Revelation? Why and how is the secret revealed? Who reveals it? Is it confessed or is a confession extracted? Or is it discovered? Who discovers it? Are there close calls or false revelations? Does the secret come out in stages? Who is most surprised by the revelation and why?
Reckoning? What are the immediate consequences of the revelation? Who does the reckoning, and who is reckoned with? When and where does this reckoning take place, and how do time and place inform the meaning of the reckoning? How much time elapses between the revelation and the reckoning? Is the reckoning physical, emotional, psychological, legal, ethical, or moral? Do the characters have to fully grapple with the consequences of this revelation? Have I spent too much time focused on the characters’ maintenance of the secret and not enough time on the money scenes in a secrecy plot—the revelation and reckoning?

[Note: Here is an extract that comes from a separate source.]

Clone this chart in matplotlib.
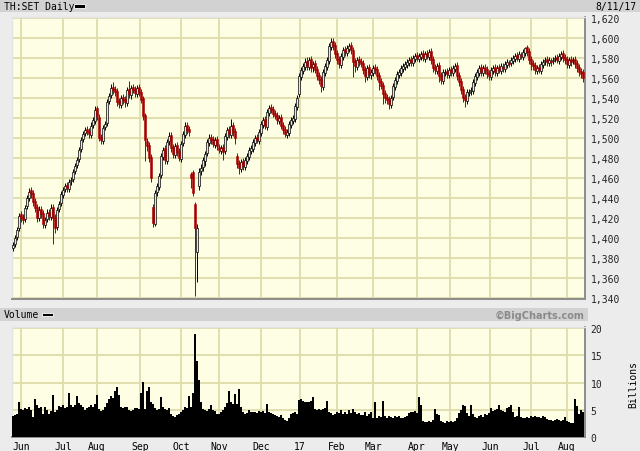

Recalibration? What is learned from the revelation and reckoning? Who learns it? How are those involved in the secret changed, both short-term and long-term, by the revelation? Have I burdened my conclusion with a secrecy dump, a la Dickens, and not allowed my characters space to make sense of the transformations wrought by the revelations and reckonings? Have I gotten too caught up in the plot mechanics of secrecy maintenance and not attended to the more essential stages that dramatize and examine the ways in which characters are changed by revelations and reckonings?
Making It Personal
I grew up in a home where a lot of secrets were kept. My father was a pyramid-scheme salesman and later a con-man who died in Las Vegas, trying to make his fortune. His brother went to prison for international mail fraud, and my father lived his short life in fear that he might be heading there as well. My mother married twelve times, and often one husband was moving out as another was moving in. I grew up only half-understanding what my parents were involved in. When I was drawn into their secrets, I often felt forced, against my will, to be a confidant, trained in the suppression of secrets.

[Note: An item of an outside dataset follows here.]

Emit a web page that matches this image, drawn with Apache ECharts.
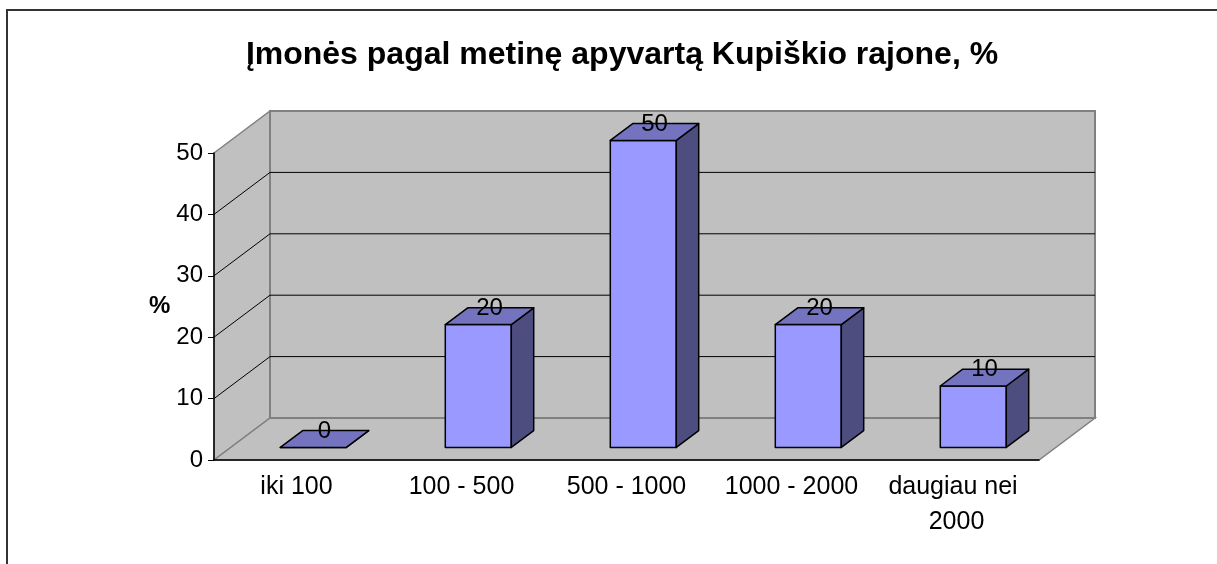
<!DOCTYPE html>
<html>
<head>
<meta charset="utf-8">
<script src="https://cdn.jsdelivr.net/npm/echarts@6/dist/echarts.min.js"></script>
<style>
html, body { margin: 0; padding: 0; background: #fff; }
#chart { width: 1217px; height: 564px; }
</style>
</head>
<body>
<div id="chart"></div>
<script>
const categories = ['iki 100', '100 - 500', '500 - 1000', '1000 - 2000', 'daugiau nei 2000'];
const shares = [0, 20, 50, 20, 10];
const yTicks = [0, 10, 20, 30, 40, 50];

// pseudo-3D depth of the plot box (back wall offset, px)
const depthX = 56, depthY = -42;
const font = 'Arial, "Liberation Sans", sans-serif';

const wallFill = '#c0c0c0';
const wallEdge = '#808080';

function renderWalls(params, api) {
    const cs = params.coordSys;
    const x0 = cs.x, x1 = cs.x + cs.width;
    const yb = api.coord([0, 0])[1];
    const yt = api.coord([0, yTicks[yTicks.length - 1]])[1];
    const children = [
        {
            type: 'polygon',
            shape: { points: [[x0, yt], [x0 + depthX, yt + depthY], [x0 + depthX, yb + depthY], [x0, yb]] },
            style: { fill: wallFill, stroke: wallEdge, lineWidth: 1.5 }
        },
        {
            type: 'polygon',
            shape: { points: [[x0, yb], [x0 + depthX, yb + depthY], [x1 + depthX, yb + depthY], [x1, yb]] },
            style: { fill: wallFill, stroke: wallEdge, lineWidth: 1.5 }
        },
        {
            type: 'rect',
            shape: { x: x0 + depthX, y: yt + depthY, width: x1 - x0, height: yb - yt },
            style: { fill: wallFill, stroke: wallEdge, lineWidth: 2 }
        }
    ];
    yTicks.forEach(function (v) {
        if (v === 0 || v === yTicks[yTicks.length - 1]) return;
        const y = api.coord([0, v])[1];
        children.push({
            type: 'polyline',
            shape: { points: [[x0, y], [x0 + depthX, y + depthY], [x1 + depthX, y + depthY]] },
            style: { fill: null, stroke: '#000', lineWidth: 1 }
        });
    });
    return { type: 'group', children: children };
}

function renderBar(params, api) {
    const idx = api.value(0), val = api.value(1);
    const base = api.coord([idx, 0]);
    const top = api.coord([idx, val]);
    const band = api.size([1, 0])[0];
    const w = band * 0.4;
    const fx = depthX * 0.3, fy = depthY * 0.3;
    const bx = depthX * 0.4, by = depthY * 0.4;
    const left = base[0] - w / 2 + fx, right = left + w;
    const yb = base[1] + fy, yt = top[1] + fy;
    const edge = { stroke: '#000', lineWidth: 1.5, lineJoin: 'round' };
    return {
        type: 'group',
        children: [
            {
                type: 'rect',
                shape: { x: left, y: yt, width: w, height: yb - yt },
                style: Object.assign({ fill: '#9999ff' }, edge)
            },
            {
                type: 'polygon',
                shape: { points: [[right, yt], [right + bx, yt + by], [right + bx, yb + by], [right, yb]] },
                style: Object.assign({ fill: '#4d4d80' }, edge)
            },
            {
                type: 'polygon',
                shape: { points: [[left, yt], [left + bx, yt + by], [right + bx, yt + by], [right, yt]] },
                style: Object.assign({ fill: '#7373c0' }, edge)
            },
            {
                type: 'text',
                style: {
                    text: String(val),
                    x: (left + right) / 2 + bx / 2,
                    y: yt + by / 2 + 4,
                    align: 'center',
                    verticalAlign: 'bottom',
                    font: '24px ' + font,
                    fill: '#000'
                }
            }
        ]
    };
}

const chart = echarts.init(document.getElementById('chart'));
chart.setOption({
    animation: false,
    backgroundColor: '#fff',
    title: {
        text: 'Įmonės pagal metinę apyvartą Kupiškio rajone, %',
        left: 617,
        top: 34,
        textAlign: 'center',
        textStyle: { fontFamily: font, fontSize: 32, fontWeight: 'bold', color: '#000' }
    },
    graphic: [{
        type: 'rect',
        shape: { x: 7, y: 10, width: 1240, height: 600 },
        style: { fill: null, stroke: '#333', lineWidth: 2 },
        silent: true
    }],
    grid: { left: 214, top: 153, width: 825, height: 307 },
    xAxis: {
        type: 'category',
        data: categories,
        z: 5,
        axisLine: { lineStyle: { color: '#000', width: 1.5 } },
        axisTick: { length: 6, lineStyle: { color: '#000' } },
        axisLabel: {
            color: '#000', fontFamily: font, fontSize: 25, margin: 10,
            lineHeight: 35, width: 165, overflow: 'break', interval: 0
        },
        splitLine: { show: false }
    },
    yAxis: {
        type: 'value',
        min: 0,
        max: 50,
        interval: 10,
        z: 5,
        name: '%',
        nameLocation: 'middle',
        nameRotate: 0,
        nameGap: 41,
        nameTextStyle: { color: '#000', fontFamily: font, fontSize: 24, fontWeight: 'bold', padding: [0, 0, 22, 0] },
        axisLine: { show: true, lineStyle: { color: '#000', width: 1.5 } },
        axisTick: { show: true, length: 6, lineStyle: { color: '#000' } },
        axisLabel: { color: '#000', fontFamily: font, fontSize: 24, margin: 11 },
        splitLine: { show: false }
    },
    series: [
        {
            type: 'custom',
            z: 1,
            silent: true,
            clip: false,
            renderItem: renderWalls,
            data: [[0, 0]],
            encode: { x: 0, y: 1 }
        },
        {
            type: 'custom',
            z: 3,
            clip: false,
            renderItem: renderBar,
            data: shares.map(function (v, i) { return [i, v]; }),
            encode: { x: 0, y: 1 }
        }
    ]
});
</script>
</body>
</html>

Now, as a fiction writer, I’m fascinated by the drama and ethics of characters trying to keep or unmask secrets, and I often invest myself in characters who must wrestle with the moral dilemmas and burdens of their secrets or the secrets they expose in others.
I think it’s incumbent upon storytellers to examine the way secrecy figures into their lives. What is your relationship to this ritual of revelation? What kind of secrecy plot are you drawn to—as a reader, as a consumer and lover of narratives, as a person? That inquiry may tell you the kind of story you’re intuitively attracted to—and about which you may have something to say.